High‐Resolution Protein 3D Structure Determination in Living Eukaryotic Cells

Proteins in living cells interact specifically or nonspecifically with an enormous number of biomolecules. To understand the behavior of proteins under intracellular crowding conditions, it is indispensable to observe their three‐dimensional (3D) structures at the atomic level in a physiologically natural environment. We demonstrate the first de novo protein structure determinations in eukaryotes with the sf9 cell/baculovirus system using NMR data from living cells exclusively. The method was applied to five proteins, rat calmodulin, human HRas, human ubiquitin, T. thermophilus HB8 TTHA1718, and Streptococcus protein G B1 domain. In all cases, we could obtain structural information from well‐resolved in‐cell 3D nuclear Overhauser effect spectroscopy (NOESY) data, suggesting that our method can be a standard tool for protein structure determinations in living eukaryotic cells.
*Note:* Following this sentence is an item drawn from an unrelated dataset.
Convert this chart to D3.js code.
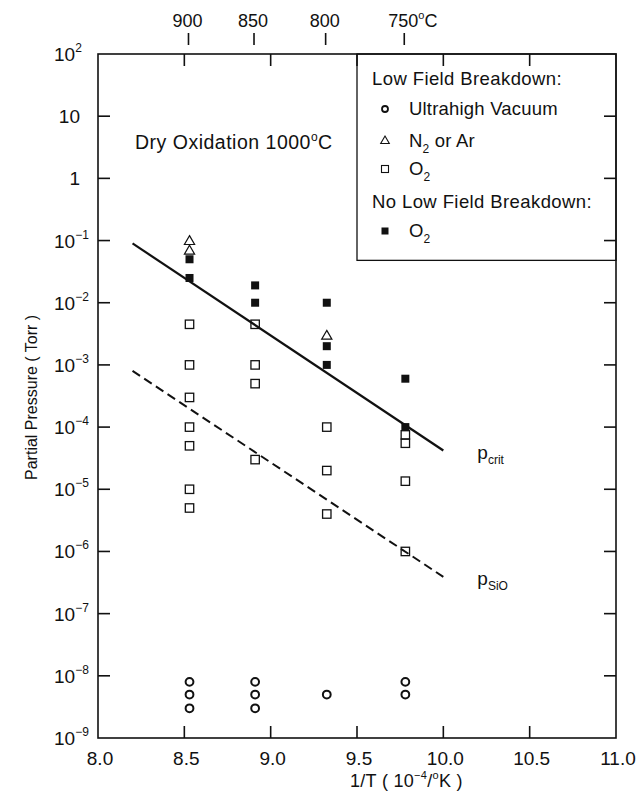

For three proteins, we achieved well‐converged 3D structures. Among these, the in‐cell structure of protein G B1 domain was most accurately determined, demonstrating that a helix‐loop region is tilted away from a β‐sheet compared to the conformation in diluted solution. Protein shake: 3D protein structures were determined on the basis of information obtained from living eukaryotic cells. Using In‐cell NMR spectroscopy, well‐resolved 3D spectra and structural information for five model proteins was obtained. A distinct structural difference is observed compared to a diluted solution state, which is likely to be a result of molecular crowding or other intracellular effects.